Hunter has of course gone on to his solo career ever since and covering that would probably require a whole new GDR in itself (as a starting point though, give his self-titled debut, 1976's All-American Alien Boy and 1977's Overnight Angels a spin as well as his underrated collaboration with various Boys and Crybabys, 1995's Dirty Laundry) as well as producing one of the ultimate glam-punk albums, Generation X's Valley of the Dolls. Ralphs would go on to '70s AOR mainstays Bad Company and Ronno would put out a couple of decent solo albums (1975's Slaughter On Tenth Avenue which was part-inspiration for Slaughter & The Dogs to get their name from along with Bowie's Diamond Dogs and contains the excellent Growin' Up And I'm Fine, his best solo song, and 1976's Play Don't Worry) as well as collaborating with Hunter on a few albums before his untimely death in 1993 with one of his final recorded sessions being to play the guitar solo on the Wildhearts classic My Baby Is A Headfuck - Ronson was originally down to produce the album but his ill-health sadly restricted him to just that track. However, I remember doing an interview with Ginger many moons ago where he said that working with Ronno was one of his favourite memories and even though it was only briefly he learned an awful lot from the guitar legend.
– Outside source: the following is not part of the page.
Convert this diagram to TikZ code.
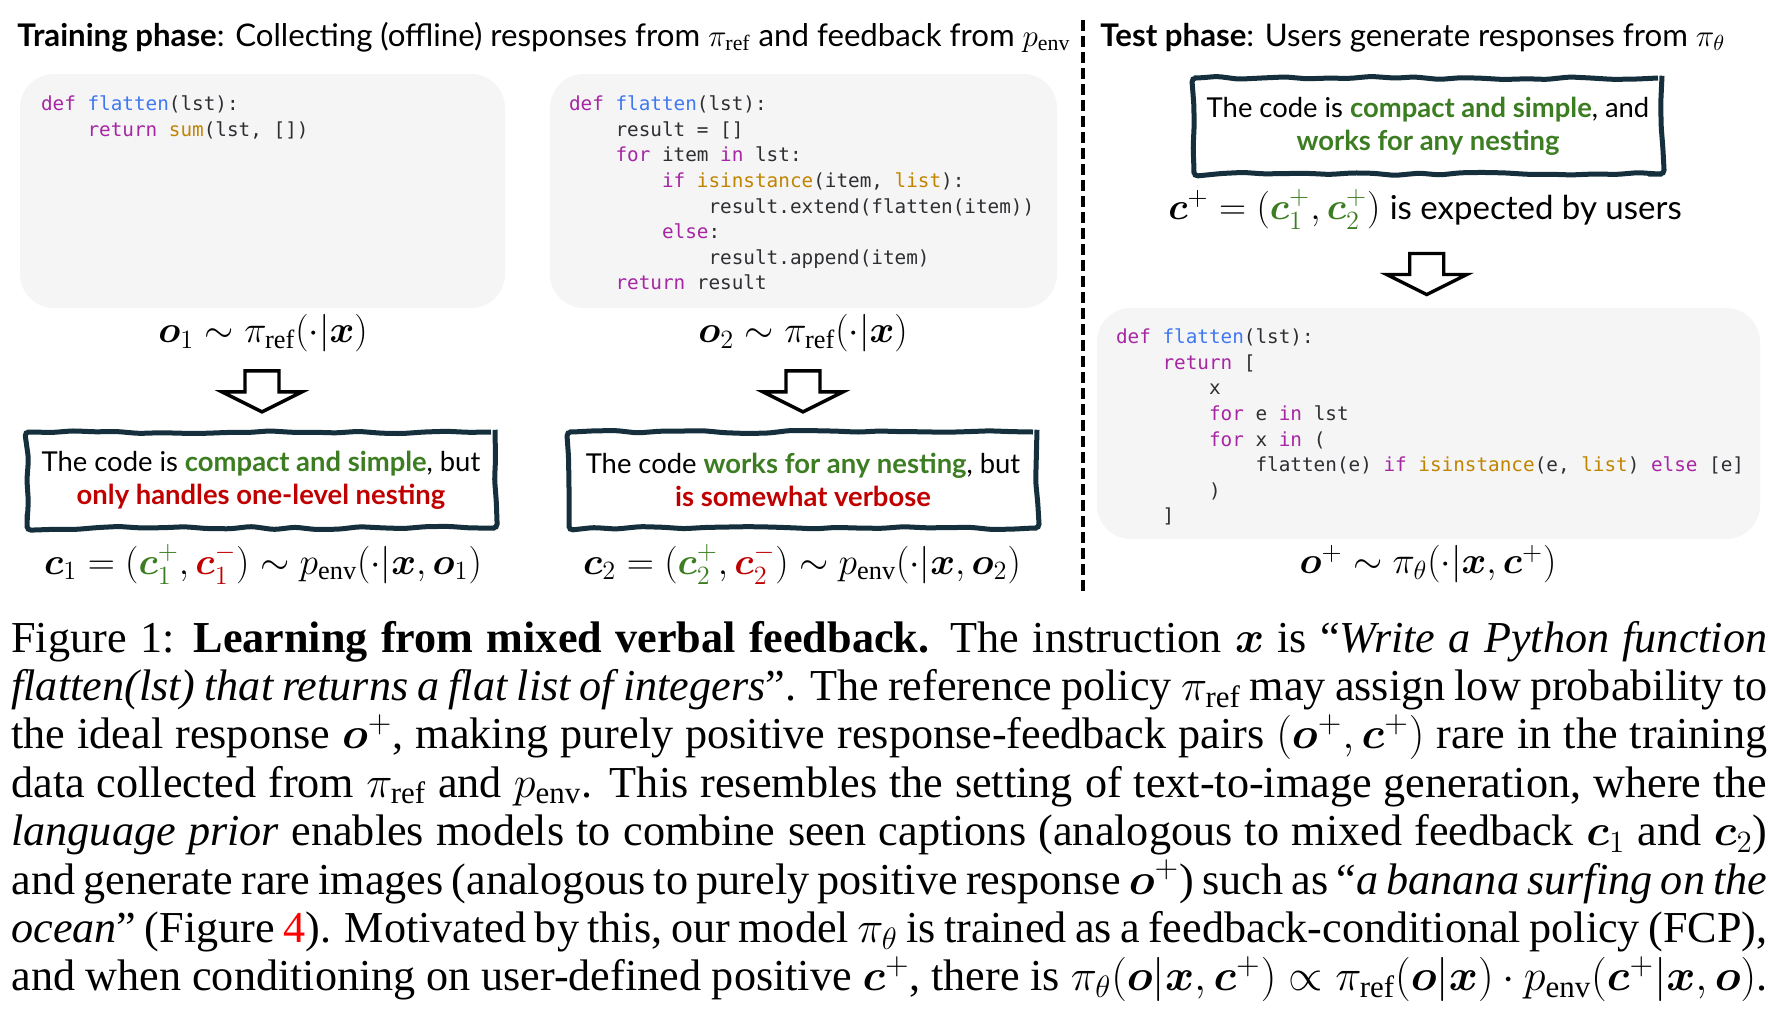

Anyway, that turned into a bit of an epic didn't it?! Hopefully it's a good retrospective on Mott the Hoople's less well known material and has encouraged you to check a few of them out. I won't lie, they're up there with Bowie, T-Rex and the Sweet as one of my favourite glam bands but there was always so much more to them than that. One thing that’s become apparent while typing this article up and the sheer amount of links to other GDR articles that I’ve had to put in here - these guys were a key influence on a LOT of my favourite bands, as well as the already mentioned, the Dogs D’Amour supported Hunter and Ronson on one of their first US tours and obviously there’s the Down ‘n’ Outz, formed by Def Leppard’s Joe Elliott, half the Quireboys and Share from Vixen/Bubble who started out as a Mott/Hunter/British Lions covers band. People often understandably refer to Hanoi Rocks as the godfathers of glam-punk but to me, it’s Mott (and probably the Faces, Slade and the Sweet as well) who were the first ones to blend that T-Rex style elfin boogie with that brick wall rock sound to such thrilling effect - you could even probably make a case for the Stones there as well to be honest. And even though Wildlife is a more gentle and thoughtful affair, it’s still a very underrated album which more than deserves its place in their pantheon.